▶ Exercise directions: Reproduce the material that follows, please, but only from its first line to the line containing "b_ticks = [1.8, 2.0, 2.2, 2.4, 2.6, 2.8, 3.0, 3.2]", inclusive.

▶ Given material:
------------------------

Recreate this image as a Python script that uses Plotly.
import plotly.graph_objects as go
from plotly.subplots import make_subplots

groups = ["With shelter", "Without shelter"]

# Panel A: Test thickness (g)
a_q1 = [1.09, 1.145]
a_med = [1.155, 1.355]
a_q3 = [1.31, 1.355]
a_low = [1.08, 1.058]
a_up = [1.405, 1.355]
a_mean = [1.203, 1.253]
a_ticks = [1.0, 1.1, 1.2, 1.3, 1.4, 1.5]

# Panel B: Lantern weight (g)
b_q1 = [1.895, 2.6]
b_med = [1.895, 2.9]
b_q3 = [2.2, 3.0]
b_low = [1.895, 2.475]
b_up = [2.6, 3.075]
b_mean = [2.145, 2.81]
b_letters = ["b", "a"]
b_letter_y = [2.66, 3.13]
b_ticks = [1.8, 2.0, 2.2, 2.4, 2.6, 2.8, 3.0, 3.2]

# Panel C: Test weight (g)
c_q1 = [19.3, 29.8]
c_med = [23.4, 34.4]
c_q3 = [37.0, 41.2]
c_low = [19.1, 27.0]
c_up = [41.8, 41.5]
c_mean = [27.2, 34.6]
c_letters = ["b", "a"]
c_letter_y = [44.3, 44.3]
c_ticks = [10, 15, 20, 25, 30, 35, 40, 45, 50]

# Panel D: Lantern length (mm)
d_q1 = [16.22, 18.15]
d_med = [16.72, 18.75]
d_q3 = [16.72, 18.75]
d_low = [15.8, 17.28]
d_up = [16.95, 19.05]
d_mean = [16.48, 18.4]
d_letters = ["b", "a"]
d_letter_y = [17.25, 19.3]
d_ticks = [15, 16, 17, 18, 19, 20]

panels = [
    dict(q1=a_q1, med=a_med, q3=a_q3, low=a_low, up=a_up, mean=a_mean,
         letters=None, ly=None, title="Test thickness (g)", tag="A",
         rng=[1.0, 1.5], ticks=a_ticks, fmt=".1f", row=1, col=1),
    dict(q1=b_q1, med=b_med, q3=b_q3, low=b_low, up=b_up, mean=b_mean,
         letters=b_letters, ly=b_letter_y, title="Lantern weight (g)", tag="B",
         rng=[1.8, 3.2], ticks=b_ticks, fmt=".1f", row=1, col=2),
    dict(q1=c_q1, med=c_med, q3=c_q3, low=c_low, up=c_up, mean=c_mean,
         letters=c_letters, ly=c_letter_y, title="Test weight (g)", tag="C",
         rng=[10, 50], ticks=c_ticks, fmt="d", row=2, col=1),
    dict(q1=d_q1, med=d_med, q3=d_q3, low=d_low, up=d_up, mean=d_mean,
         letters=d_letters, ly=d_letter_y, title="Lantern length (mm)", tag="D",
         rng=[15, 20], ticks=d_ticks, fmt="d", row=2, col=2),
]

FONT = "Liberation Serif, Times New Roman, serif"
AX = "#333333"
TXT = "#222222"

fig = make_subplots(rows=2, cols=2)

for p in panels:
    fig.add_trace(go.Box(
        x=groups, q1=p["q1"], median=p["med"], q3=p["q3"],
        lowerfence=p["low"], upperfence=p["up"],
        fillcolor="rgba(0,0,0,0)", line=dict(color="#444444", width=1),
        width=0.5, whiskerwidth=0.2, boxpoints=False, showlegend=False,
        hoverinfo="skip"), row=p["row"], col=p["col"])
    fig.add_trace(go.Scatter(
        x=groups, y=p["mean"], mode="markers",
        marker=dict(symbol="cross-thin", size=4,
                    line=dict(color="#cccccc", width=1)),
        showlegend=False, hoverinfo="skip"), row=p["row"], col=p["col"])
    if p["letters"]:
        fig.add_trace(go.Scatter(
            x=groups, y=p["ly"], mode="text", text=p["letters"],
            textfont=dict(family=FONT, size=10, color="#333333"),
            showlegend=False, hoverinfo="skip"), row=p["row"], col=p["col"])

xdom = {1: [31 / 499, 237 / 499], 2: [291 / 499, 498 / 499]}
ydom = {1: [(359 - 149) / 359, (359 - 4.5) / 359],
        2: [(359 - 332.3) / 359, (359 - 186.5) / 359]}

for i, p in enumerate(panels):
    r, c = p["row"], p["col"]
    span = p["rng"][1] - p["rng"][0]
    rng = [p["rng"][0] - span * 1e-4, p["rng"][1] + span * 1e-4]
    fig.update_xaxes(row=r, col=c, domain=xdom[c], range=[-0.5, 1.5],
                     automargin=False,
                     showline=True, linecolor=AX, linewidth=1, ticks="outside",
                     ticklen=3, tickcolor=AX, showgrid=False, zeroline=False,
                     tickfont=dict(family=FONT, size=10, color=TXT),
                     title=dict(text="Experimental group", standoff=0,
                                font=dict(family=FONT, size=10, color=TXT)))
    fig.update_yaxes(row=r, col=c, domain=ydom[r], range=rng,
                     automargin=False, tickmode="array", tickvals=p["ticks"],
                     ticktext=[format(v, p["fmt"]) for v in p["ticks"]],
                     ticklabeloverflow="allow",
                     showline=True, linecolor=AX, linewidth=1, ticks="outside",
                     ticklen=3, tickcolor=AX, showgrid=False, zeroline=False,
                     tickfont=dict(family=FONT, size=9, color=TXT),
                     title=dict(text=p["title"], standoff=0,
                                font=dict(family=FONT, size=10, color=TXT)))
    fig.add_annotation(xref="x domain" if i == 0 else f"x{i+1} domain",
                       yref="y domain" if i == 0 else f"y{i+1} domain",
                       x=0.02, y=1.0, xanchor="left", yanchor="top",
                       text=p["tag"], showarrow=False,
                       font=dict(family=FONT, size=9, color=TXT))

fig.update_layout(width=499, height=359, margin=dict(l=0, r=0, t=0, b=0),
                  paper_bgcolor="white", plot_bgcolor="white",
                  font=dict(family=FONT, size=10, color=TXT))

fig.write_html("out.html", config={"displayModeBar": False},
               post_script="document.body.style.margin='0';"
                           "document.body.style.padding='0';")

------------------------

▶ Task output:
Recreate this image as a Python script that uses Plotly.
import plotly.graph_objects as go
from plotly.subplots import make_subplots

groups = ["With shelter", "Without shelter"]

# Panel A: Test thickness (g)
a_q1 = [1.09, 1.145]
a_med = [1.155, 1.355]
a_q3 = [1.31, 1.355]
a_low = [1.08, 1.058]
a_up = [1.405, 1.355]
a_mean = [1.203, 1.253]
a_ticks = [1.0, 1.1, 1.2, 1.3, 1.4, 1.5]

# Panel B: Lantern weight (g)
b_q1 = [1.895, 2.6]
b_med = [1.895, 2.9]
b_q3 = [2.2, 3.0]
b_low = [1.895, 2.475]
b_up = [2.6, 3.075]
b_mean = [2.145, 2.81]
b_letters = ["b", "a"]
b_letter_y = [2.66, 3.13]
b_ticks = [1.8, 2.0, 2.2, 2.4, 2.6, 2.8, 3.0, 3.2]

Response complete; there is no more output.